Wednesday, March 24, 2010

Lady Ada Lovelace Day


Today is Lady Ada Lovelace Day. I have written about her in a previous post Technology Today - How Did We Get here? in an unpublished article for The Sunday Times as follows:

An Englishman, Charles Babbage, is recognized today as the Father of Computers - he was the first person to think of the concept of a programmable computer. In 1822 he began work on a Difference Engine that could calculate a series of values automatically. Though this was a very large machine weighing over 13 tonnes and standing over two meters high, it was never completed.

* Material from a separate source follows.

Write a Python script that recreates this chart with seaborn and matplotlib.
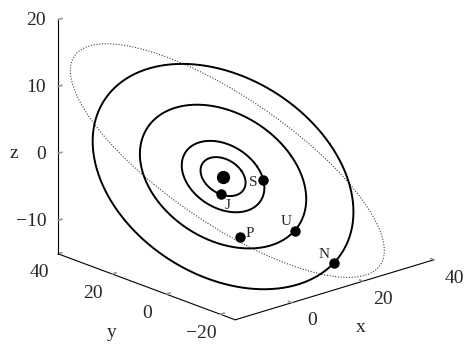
#Outer planets and their orbits, heliocentric equatorial coordinates (AU)
import numpy as np
import matplotlib
matplotlib.use('Agg')
import matplotlib.pyplot as plt
import seaborn as sns
from mpl_toolkits.mplot3d import proj3d

#planet names and positions (equatorial x, y, z in AU)
names = ['J', 'S', 'U', 'N', 'P']
planet_x = [-3.34, 8.78, 7.93, 11.81, -14.8]
planet_y = [-3.65, -3.32, -16.05, -25.4, -25.6]
planet_z = [-1.58, -1.44, -6.96, -11.01, -2.73]

#orbits of J, S, U, N taken as circles in the ecliptic
orbit_radius = [5.2, 9.54, 19.2, 30.1]

#Pluto orbital elements
pluto_a = 39.48
pluto_e = 0.2488
pluto_incl = 17.14
pluto_node = 110.3
pluto_peri = 113.8

obliquity = 23.44

#axis ranges and ticks
xlim = (-16, 40)
ylim = (-25.5, 40)
zlim = (-15, 20)
xticks = [0, 20, 40]
yticks = [-20, 0, 20, 40]
zticks = [-10, 0, 10, 20]

#label offsets in points (dx, dy)
label_offsets = [(5, -8), (-7, -2), (-6, 7), (-7, 6), (7, 2)]

def ecl_to_eq(x, y, z):
    eps = np.radians(obliquity)
    return x, y*np.cos(eps) - z*np.sin(eps), y*np.sin(eps) + z*np.cos(eps)

sns.set_theme(style="white")
plt.rcParams['font.family'] = ['Liberation Serif', 'DejaVu Serif']

fig = plt.figure(figsize=(4.66, 3.47), dpi=100)
ax = fig.add_subplot(projection='3d', proj_type='ortho', computed_zorder=False)
ax.set_position([0.018, 0.084, 1, 1])

t = np.linspace(0, 2*np.pi, 400)
for r in orbit_radius:
    ox, oy, oz = ecl_to_eq(r*np.cos(t), r*np.sin(t), 0*t)
    ax.plot(ox, oy, oz, color='black', lw=1.4, zorder=2)

#Pluto
nu = t
r = pluto_a*(1 - pluto_e**2)/(1 + pluto_e*np.cos(nu))
O, i, w = np.radians(pluto_node), np.radians(pluto_incl), np.radians(pluto_peri)
px = r*(np.cos(O)*np.cos(w + nu) - np.sin(O)*np.sin(w + nu)*np.cos(i))
py = r*(np.sin(O)*np.cos(w + nu) + np.cos(O)*np.sin(w + nu)*np.cos(i))
pz = r*np.sin(w + nu)*np.sin(i)
px, py, pz = ecl_to_eq(px, py, pz)
ax.plot(px, py, pz, color='0.25', lw=0.8, ls=(0, (1, 1.5)), zorder=1)

#sun and planets
ax.plot([0], [0], [0], 'o', color='black', ms=8.5, zorder=3)
ax.plot(planet_x, planet_y, planet_z, 'o', color='black', ms=6.5, zorder=3)

ax.set_xlim(*xlim)
ax.set_ylim(*ylim)
ax.set_zlim(*zlim)
ax.set_xticks(xticks)
ax.set_yticks(yticks)
ax.set_zticks(zticks)
ax.set_xticklabels([])
ax.set_yticklabels([])
ax.set_zticklabels([])
ax.view_init(elev=19.6, azim=-132)
ax.set_box_aspect((268, 265, 249), zoom=1.262)

ax.grid(False)
for a in [ax.xaxis, ax.yaxis, ax.zaxis]:
    a.set_pane_color((1, 1, 1, 0))
    a.pane.set_edgecolor((1, 1, 1, 0))
    a.line.set_color('black')
    a.line.set_linewidth(0.8)
    a._axinfo['tick']['outward_factor'] = 0.25
    a._axinfo['tick']['inward_factor'] = 0.0
ax.tick_params(colors='0.6', width=0.8)

M = ax.get_proj()
def put(s, x, y, z, off, size, ha='center'):
    x2, y2, _ = proj3d.proj_transform(x, y, z, M)
    ax.annotate(s, xy=(x2, y2), xytext=off, textcoords='offset points',
                ha=ha, va='center', fontsize=size, annotation_clip=False)

fmt = lambda v: str(v).replace('-', '\u2212')
#tick labels
for v in xticks:
    put(fmt(v), v, ylim[0], zlim[0], (14.4, -13.2), 14)
for v in yticks:
    put(fmt(v), xlim[0], v, zlim[0], (-13.5, -13.7), 14)
for v in zticks:
    put(fmt(v), xlim[0], ylim[1], v, (-8.6, -0.5), 14, ha='right')

#axis labels
put('x', np.mean(xlim), ylim[0], zlim[0], (19, -27), 14)
put('y', xlim[0], np.mean(ylim), zlim[0], (-25, -33), 14)
put('z', xlim[0], ylim[1], 0, (-32, 0), 14)

#labels next to the planets
for n, x, y, z, off in zip(names, planet_x, planet_y, planet_z, label_offsets):
    put(n, x, y, z, off, 11)

plt.savefig('out.png', dpi=100)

A replica of the Difference Engine was built in 1991 by the British Science Museum, which could give results of calculations up to 31 digits - more than a modern pocket calculator. Lady Ada Lovelace, daughter of the famous poet Lord Byron, worked with Babbage and wrote some instructions (programs) for his machines. For this, she is regarded as the first computer programmer - though they didn't know it at the time, this was the first combination of hardware and software.

I always mention her as the first computer programmer in a class I give at the beginning of a Technology Fundamentals module for 1st years on the History of Computing. As with most other Colleges, there is a dearth of women students taking Technology courses, and it is my way to give encouragement to the women in my class from the history books. Here first programme was a calculation using Babbage's Engine to calculate Bernouilli numbers.

It is interesting that 158 years after her death (at the age of 36) she is still remembered.